Reputation: 563
One of my legacy PHP applications is using a PostgreSQL database with Foreign Data Wrapper. This database has a local table and two foreign servers set up (one pointing to database A, another pointing to database B).
The application uses ORM to construct SQL queries. One of the complex queries is actually joining 6 tables across the two foreign servers and also the local table. And the query just hangs forever because the those 6 tables have on average millions of records.
There are many more queries like this in the legacy app. I have configured the foreign servers to use_remote_estimate 'true'
and increase the fetch_size
but still see no drastic improvements.
I'm wondering if there are some configurations that can be done on the foreign server to optimise the query speed. Before I start rewriting the whole application to not use PHP and ORM.
Upvotes: 0
Views: 1248
Reputation: 44285
Selectivity estimation problems in FDW are very common, and can lead to plans with atrocious performance. Since you are looking for magic bullet, have you tried running ANALYZE on the foreign tables in the local server, so it can use local statistics to some come up with plans? You might want to set up a clone to test this in. ANALYZE can also make things worse, and there is no easy way to undo it once done.

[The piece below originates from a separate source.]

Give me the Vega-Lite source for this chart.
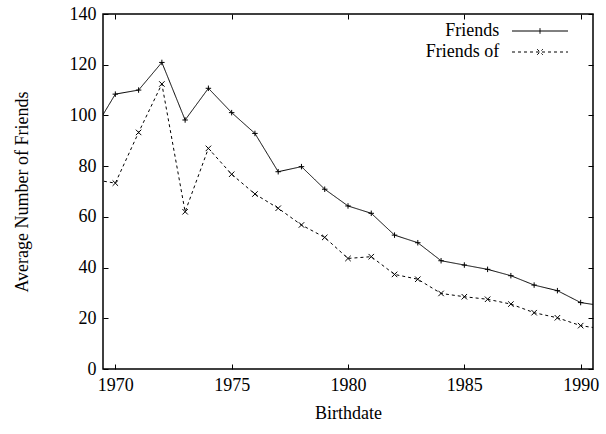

Another step might be setting cursor_tuple_fraction to 1 (or at least much higher than the defaults) on the servers on the foreign sides. This could help if the overall query plan is sound on the local side, but the execution on the foreign sides is bad.
Barring those, you need to look at EXPLAIN (VERBOSE) and EXPLAIN (ANALYZE) of an archetypical bad query to figure out what is going on.
Before I start rewriting the whole application to not use PHP and ORM.
Why would that help? Do you already know how rewrite the queries to make them faster, you just can't get the ORM to cooperate?